◆ **SET TASK**:
Below are entries; repeat exactly, and nothing else, the lines from the one holding "Write the matplotlib code for this chart." through the one holding "21.8, 21.2, 20.8, 20.3, 19.8, 19.4, 19.0, 18.6, 18.2, 17.9]", inclusive. Leave the pictures out.
□ □ □ □ □ □ □
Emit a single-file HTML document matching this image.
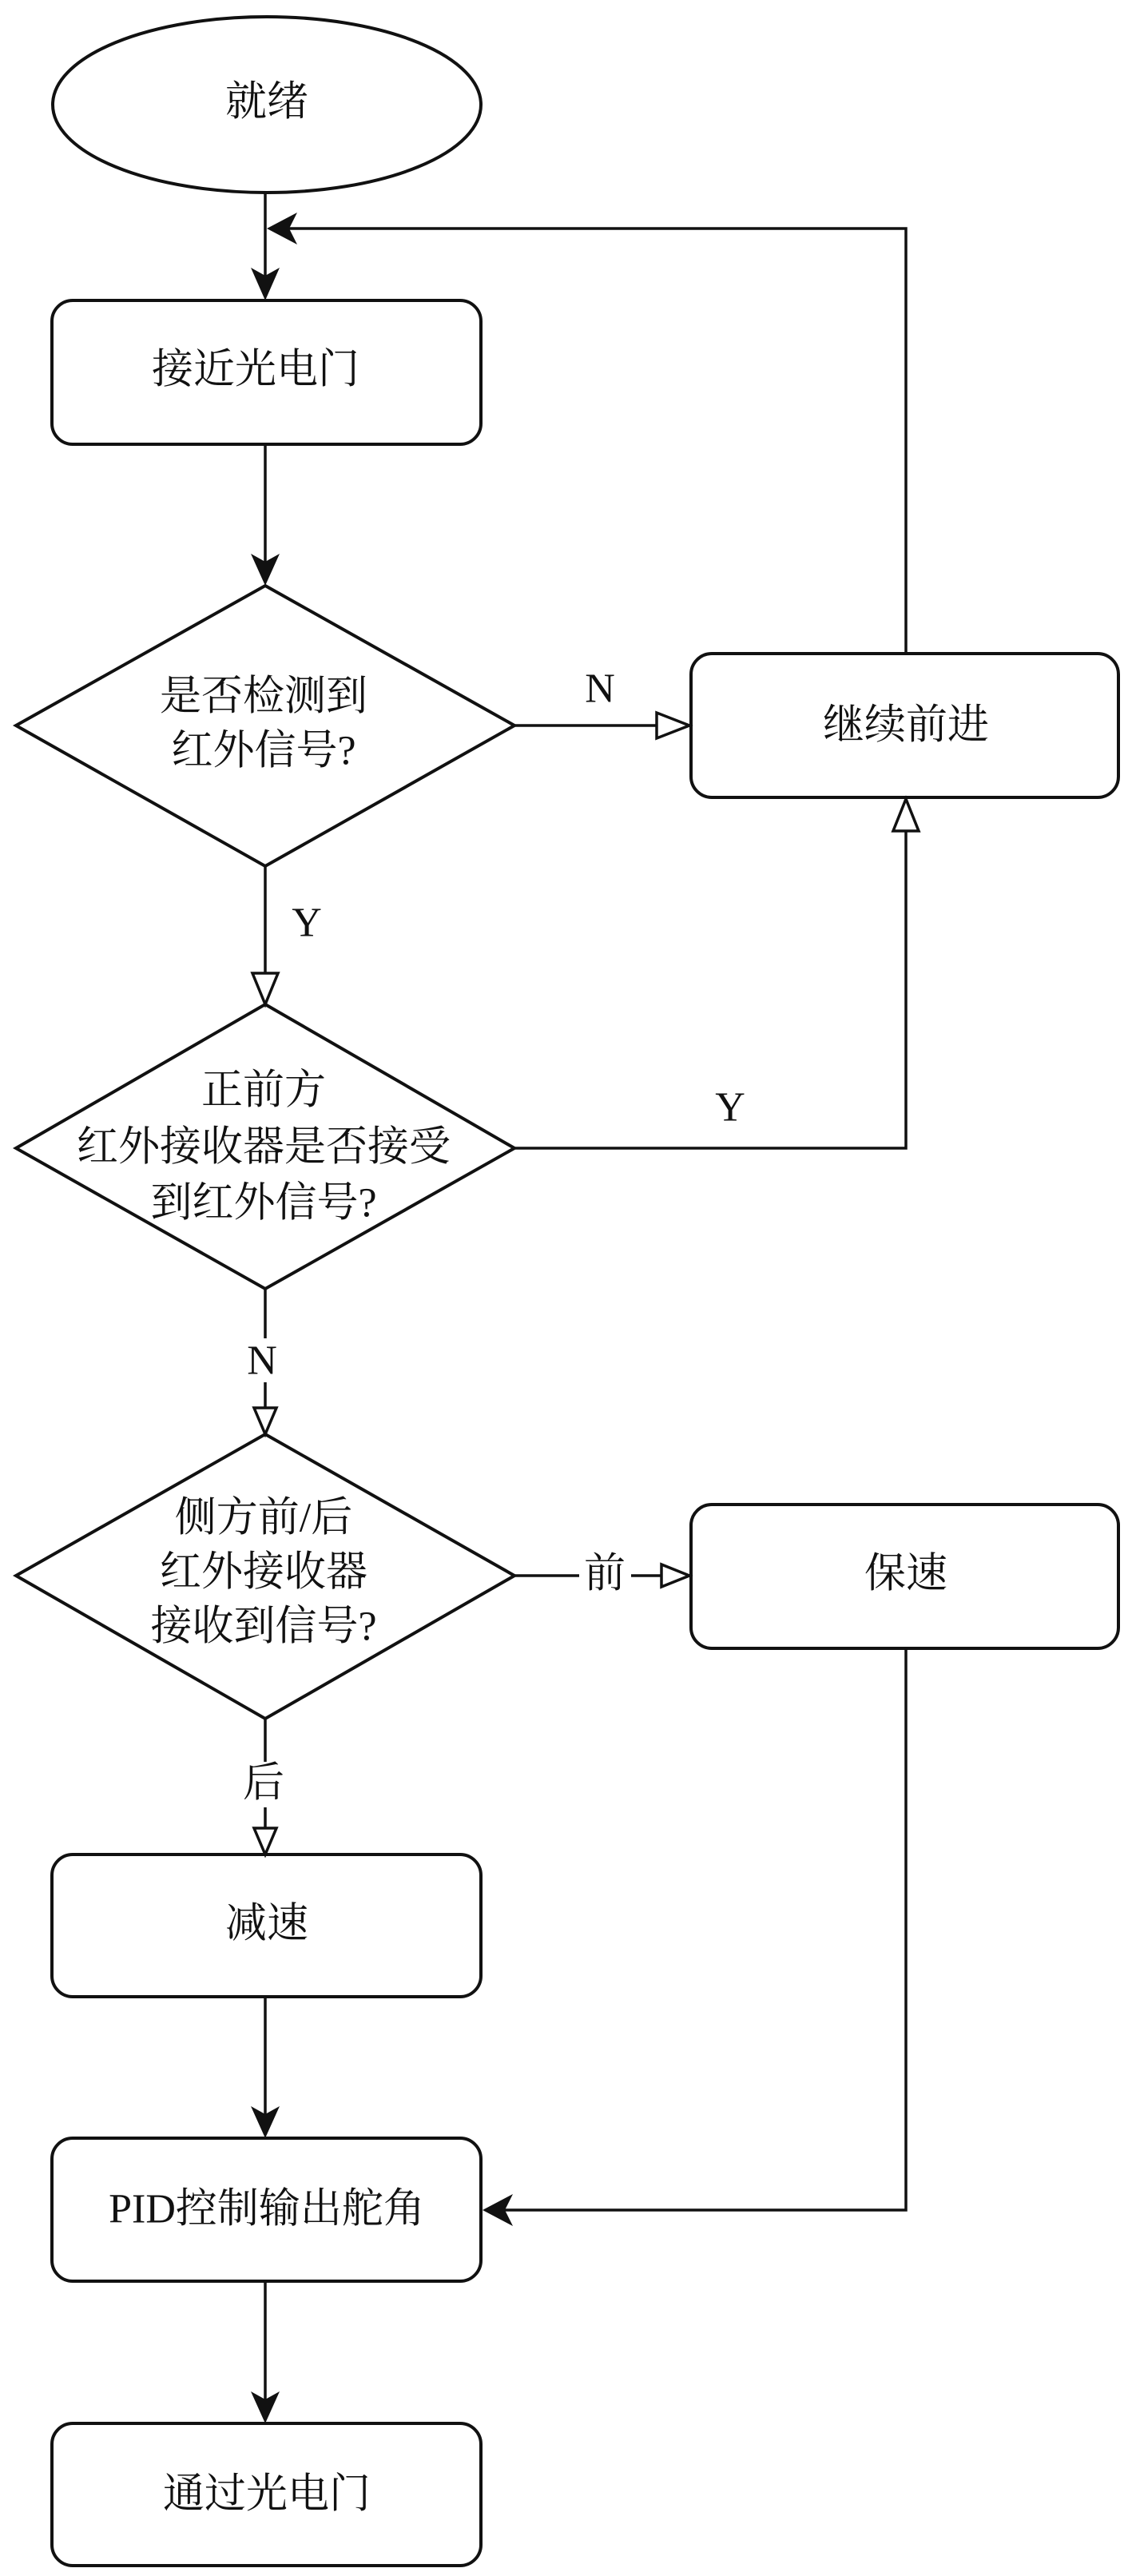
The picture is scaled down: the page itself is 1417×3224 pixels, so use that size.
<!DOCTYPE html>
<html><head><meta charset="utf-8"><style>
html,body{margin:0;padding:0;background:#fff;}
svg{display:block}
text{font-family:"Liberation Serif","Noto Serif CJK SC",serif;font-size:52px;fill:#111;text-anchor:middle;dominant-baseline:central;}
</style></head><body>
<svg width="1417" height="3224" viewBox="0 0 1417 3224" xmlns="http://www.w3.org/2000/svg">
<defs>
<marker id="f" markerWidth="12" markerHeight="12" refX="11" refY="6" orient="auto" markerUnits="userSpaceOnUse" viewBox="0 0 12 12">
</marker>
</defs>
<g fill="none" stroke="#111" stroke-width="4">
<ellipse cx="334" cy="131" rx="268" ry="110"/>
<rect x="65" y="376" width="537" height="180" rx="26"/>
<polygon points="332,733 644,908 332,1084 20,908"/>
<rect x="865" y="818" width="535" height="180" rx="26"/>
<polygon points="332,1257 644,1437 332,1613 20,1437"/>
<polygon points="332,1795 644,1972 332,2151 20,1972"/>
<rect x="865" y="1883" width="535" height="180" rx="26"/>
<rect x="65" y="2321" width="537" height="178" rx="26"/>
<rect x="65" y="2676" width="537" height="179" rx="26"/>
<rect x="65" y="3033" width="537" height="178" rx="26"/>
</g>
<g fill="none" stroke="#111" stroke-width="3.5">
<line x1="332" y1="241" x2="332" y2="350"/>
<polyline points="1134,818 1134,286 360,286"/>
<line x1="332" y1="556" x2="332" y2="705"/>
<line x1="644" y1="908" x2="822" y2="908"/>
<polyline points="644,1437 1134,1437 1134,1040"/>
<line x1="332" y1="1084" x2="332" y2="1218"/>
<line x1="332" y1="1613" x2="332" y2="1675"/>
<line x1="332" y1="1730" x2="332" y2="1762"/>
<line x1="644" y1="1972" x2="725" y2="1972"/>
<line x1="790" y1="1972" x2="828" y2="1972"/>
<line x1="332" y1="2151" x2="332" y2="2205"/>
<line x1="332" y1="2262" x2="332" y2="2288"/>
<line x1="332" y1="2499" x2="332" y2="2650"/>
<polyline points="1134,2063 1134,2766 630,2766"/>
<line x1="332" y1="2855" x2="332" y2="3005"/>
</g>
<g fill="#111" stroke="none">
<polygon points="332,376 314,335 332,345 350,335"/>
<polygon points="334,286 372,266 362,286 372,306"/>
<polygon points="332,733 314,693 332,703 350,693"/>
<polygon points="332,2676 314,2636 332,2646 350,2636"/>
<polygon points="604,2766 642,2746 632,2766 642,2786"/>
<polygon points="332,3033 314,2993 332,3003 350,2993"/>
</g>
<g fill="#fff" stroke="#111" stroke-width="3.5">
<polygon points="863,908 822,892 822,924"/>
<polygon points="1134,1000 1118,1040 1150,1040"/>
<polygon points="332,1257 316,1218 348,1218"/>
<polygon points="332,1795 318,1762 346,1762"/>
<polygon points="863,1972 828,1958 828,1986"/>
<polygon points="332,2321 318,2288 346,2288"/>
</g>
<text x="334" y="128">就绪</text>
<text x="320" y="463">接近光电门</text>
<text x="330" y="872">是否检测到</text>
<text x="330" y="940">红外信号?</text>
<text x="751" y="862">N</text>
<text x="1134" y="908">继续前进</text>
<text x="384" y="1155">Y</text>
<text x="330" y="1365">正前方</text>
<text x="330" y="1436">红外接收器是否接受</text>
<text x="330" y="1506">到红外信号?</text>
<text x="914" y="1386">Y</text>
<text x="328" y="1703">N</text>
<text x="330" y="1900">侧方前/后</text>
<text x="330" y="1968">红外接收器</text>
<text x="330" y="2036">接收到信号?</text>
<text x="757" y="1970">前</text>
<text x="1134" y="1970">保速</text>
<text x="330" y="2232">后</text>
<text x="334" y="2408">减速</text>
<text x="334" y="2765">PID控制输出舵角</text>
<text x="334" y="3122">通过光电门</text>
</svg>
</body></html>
□ □ □ □ □ □ □
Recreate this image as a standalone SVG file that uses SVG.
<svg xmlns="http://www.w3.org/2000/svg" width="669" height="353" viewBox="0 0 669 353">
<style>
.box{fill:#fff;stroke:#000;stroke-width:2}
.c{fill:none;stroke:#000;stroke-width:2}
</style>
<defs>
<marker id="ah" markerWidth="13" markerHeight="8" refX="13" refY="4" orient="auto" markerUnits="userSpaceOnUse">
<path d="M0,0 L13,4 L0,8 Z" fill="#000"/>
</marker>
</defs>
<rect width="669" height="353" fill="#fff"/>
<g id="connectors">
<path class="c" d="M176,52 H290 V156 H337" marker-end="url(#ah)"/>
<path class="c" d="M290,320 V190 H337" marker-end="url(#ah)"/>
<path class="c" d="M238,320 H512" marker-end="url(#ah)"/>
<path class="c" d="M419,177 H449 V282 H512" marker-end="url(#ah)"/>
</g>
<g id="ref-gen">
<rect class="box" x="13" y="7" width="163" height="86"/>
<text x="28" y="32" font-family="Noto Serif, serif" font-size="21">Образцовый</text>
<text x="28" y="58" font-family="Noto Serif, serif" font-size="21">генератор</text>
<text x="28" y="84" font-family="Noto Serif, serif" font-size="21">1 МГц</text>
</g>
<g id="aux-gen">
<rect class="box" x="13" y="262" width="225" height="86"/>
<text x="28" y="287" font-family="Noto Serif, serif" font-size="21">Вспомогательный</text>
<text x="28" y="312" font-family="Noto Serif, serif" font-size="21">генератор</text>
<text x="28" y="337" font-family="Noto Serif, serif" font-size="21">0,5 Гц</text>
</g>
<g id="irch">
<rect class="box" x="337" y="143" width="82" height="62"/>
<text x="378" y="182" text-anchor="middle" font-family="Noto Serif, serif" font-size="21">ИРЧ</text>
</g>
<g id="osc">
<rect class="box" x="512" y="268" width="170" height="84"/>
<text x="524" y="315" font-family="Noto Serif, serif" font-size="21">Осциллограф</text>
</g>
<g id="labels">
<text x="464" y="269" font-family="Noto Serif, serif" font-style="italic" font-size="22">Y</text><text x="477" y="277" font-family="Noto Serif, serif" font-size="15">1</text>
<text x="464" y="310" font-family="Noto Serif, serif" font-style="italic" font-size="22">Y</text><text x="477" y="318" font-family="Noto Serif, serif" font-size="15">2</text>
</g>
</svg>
□ □ □ □ □ □ □
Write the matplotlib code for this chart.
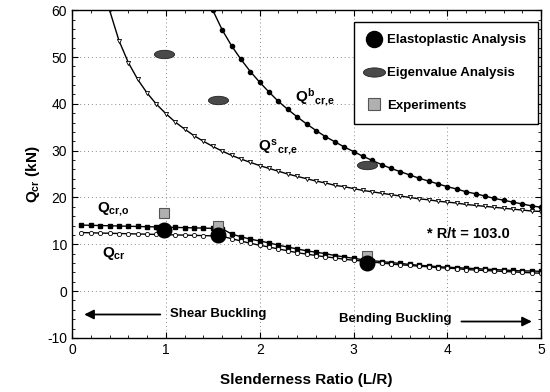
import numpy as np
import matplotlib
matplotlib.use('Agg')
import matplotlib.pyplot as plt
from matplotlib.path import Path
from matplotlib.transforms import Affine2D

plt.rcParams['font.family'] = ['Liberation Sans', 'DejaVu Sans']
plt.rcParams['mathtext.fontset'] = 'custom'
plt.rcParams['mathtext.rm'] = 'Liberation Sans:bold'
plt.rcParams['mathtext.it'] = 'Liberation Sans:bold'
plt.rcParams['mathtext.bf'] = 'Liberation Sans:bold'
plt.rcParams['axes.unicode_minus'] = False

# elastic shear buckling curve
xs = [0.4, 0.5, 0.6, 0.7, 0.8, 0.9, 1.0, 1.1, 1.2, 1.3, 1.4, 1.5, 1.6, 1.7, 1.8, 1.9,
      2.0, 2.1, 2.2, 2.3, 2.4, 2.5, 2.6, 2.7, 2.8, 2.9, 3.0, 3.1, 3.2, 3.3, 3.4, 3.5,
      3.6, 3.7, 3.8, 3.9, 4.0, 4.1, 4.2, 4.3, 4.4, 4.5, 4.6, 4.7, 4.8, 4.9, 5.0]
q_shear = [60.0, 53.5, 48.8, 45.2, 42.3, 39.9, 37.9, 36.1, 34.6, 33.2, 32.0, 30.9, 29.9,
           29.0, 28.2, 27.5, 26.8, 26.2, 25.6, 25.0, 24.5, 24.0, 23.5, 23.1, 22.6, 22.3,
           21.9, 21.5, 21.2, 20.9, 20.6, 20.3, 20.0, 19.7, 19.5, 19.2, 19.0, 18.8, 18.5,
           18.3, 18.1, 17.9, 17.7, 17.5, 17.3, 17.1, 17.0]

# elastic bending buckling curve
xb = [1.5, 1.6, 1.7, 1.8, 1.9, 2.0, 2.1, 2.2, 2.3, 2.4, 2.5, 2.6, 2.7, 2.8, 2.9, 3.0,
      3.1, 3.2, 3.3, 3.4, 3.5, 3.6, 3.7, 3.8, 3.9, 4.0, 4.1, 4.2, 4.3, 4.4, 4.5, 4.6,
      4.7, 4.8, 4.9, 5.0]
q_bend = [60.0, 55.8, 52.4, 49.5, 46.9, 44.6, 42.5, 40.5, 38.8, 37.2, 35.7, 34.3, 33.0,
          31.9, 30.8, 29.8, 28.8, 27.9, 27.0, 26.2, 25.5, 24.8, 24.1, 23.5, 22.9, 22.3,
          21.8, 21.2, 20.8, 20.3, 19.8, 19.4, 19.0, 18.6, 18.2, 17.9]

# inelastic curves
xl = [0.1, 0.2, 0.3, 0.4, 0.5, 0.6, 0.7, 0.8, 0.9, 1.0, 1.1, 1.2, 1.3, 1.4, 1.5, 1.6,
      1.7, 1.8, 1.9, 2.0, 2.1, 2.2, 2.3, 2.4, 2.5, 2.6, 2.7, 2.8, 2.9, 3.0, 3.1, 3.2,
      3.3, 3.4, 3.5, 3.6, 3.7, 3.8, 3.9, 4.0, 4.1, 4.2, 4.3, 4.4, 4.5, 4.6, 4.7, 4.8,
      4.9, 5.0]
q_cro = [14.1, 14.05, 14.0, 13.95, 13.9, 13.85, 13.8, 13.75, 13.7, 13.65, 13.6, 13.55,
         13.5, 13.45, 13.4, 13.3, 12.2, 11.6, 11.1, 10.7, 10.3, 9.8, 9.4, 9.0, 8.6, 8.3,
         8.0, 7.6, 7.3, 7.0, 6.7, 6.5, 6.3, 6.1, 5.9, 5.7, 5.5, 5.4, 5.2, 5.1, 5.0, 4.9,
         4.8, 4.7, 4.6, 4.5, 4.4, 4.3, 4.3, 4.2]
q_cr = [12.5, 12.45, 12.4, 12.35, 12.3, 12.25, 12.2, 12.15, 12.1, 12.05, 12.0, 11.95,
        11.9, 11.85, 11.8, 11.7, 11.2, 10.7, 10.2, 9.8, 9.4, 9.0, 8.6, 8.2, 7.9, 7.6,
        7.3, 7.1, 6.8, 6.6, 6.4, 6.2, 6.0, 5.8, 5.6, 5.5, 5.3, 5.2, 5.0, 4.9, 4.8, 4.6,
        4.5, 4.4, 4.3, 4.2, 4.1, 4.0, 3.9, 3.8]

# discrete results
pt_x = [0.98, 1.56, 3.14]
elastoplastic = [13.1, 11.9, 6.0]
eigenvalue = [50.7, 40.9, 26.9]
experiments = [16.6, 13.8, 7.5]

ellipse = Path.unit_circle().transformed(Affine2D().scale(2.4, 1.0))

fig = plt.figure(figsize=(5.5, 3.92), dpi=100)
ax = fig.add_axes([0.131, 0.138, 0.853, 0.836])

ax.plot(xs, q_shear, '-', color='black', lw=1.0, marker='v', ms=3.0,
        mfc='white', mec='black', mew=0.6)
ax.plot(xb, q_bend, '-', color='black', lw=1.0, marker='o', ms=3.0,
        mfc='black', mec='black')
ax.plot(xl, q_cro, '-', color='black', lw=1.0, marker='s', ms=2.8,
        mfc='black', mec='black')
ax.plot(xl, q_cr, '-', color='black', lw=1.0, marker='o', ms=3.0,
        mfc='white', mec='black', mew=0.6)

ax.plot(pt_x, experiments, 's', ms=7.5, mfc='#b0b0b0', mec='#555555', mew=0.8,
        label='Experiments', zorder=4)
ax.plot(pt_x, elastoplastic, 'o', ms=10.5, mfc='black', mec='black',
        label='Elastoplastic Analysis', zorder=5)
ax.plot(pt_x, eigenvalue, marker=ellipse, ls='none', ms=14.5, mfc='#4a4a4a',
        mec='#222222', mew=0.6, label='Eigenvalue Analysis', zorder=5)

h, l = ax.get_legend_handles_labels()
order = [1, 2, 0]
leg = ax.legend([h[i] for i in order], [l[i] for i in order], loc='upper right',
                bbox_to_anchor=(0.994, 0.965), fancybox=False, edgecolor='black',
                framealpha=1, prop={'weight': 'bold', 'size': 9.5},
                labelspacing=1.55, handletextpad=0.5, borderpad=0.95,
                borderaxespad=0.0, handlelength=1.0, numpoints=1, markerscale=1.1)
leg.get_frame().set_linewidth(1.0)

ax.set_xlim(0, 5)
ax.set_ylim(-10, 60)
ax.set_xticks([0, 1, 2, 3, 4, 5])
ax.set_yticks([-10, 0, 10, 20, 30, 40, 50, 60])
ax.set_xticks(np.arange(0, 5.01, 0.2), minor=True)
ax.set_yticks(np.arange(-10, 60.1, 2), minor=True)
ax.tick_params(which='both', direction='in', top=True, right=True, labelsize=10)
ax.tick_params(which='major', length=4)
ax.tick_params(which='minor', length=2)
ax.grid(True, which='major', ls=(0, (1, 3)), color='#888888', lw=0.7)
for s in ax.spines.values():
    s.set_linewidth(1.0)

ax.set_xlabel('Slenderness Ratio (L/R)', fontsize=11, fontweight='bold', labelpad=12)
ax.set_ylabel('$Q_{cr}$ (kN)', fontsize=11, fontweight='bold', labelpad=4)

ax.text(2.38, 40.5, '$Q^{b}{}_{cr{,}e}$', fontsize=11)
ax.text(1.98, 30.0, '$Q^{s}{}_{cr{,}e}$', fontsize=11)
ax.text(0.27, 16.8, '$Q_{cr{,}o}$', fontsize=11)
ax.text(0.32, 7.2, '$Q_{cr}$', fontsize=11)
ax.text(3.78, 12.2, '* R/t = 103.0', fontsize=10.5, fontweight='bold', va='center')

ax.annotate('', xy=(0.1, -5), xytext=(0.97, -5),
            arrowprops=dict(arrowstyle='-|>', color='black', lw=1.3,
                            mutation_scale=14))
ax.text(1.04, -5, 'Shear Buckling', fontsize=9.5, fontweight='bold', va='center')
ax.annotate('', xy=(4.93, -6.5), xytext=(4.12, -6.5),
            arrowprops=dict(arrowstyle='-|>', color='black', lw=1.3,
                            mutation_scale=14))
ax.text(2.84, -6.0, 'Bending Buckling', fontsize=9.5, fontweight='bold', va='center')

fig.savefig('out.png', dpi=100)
□ □ □ □ □ □ □
◆ **EXERCISE SOLUTION**:
Write the matplotlib code for this chart.
import numpy as np
import matplotlib
matplotlib.use('Agg')
import matplotlib.pyplot as plt
from matplotlib.path import Path
from matplotlib.transforms import Affine2D

plt.rcParams['font.family'] = ['Liberation Sans', 'DejaVu Sans']
plt.rcParams['mathtext.fontset'] = 'custom'
plt.rcParams['mathtext.rm'] = 'Liberation Sans:bold'
plt.rcParams['mathtext.it'] = 'Liberation Sans:bold'
plt.rcParams['mathtext.bf'] = 'Liberation Sans:bold'
plt.rcParams['axes.unicode_minus'] = False

# elastic shear buckling curve
xs = [0.4, 0.5, 0.6, 0.7, 0.8, 0.9, 1.0, 1.1, 1.2, 1.3, 1.4, 1.5, 1.6, 1.7, 1.8, 1.9,
      2.0, 2.1, 2.2, 2.3, 2.4, 2.5, 2.6, 2.7, 2.8, 2.9, 3.0, 3.1, 3.2, 3.3, 3.4, 3.5,
      3.6, 3.7, 3.8, 3.9, 4.0, 4.1, 4.2, 4.3, 4.4, 4.5, 4.6, 4.7, 4.8, 4.9, 5.0]
q_shear = [60.0, 53.5, 48.8, 45.2, 42.3, 39.9, 37.9, 36.1, 34.6, 33.2, 32.0, 30.9, 29.9,
           29.0, 28.2, 27.5, 26.8, 26.2, 25.6, 25.0, 24.5, 24.0, 23.5, 23.1, 22.6, 22.3,
           21.9, 21.5, 21.2, 20.9, 20.6, 20.3, 20.0, 19.7, 19.5, 19.2, 19.0, 18.8, 18.5,
           18.3, 18.1, 17.9, 17.7, 17.5, 17.3, 17.1, 17.0]

# elastic bending buckling curve
xb = [1.5, 1.6, 1.7, 1.8, 1.9, 2.0, 2.1, 2.2, 2.3, 2.4, 2.5, 2.6, 2.7, 2.8, 2.9, 3.0,
      3.1, 3.2, 3.3, 3.4, 3.5, 3.6, 3.7, 3.8, 3.9, 4.0, 4.1, 4.2, 4.3, 4.4, 4.5, 4.6,
      4.7, 4.8, 4.9, 5.0]
q_bend = [60.0, 55.8, 52.4, 49.5, 46.9, 44.6, 42.5, 40.5, 38.8, 37.2, 35.7, 34.3, 33.0,
          31.9, 30.8, 29.8, 28.8, 27.9, 27.0, 26.2, 25.5, 24.8, 24.1, 23.5, 22.9, 22.3,
          21.8, 21.2, 20.8, 20.3, 19.8, 19.4, 19.0, 18.6, 18.2, 17.9]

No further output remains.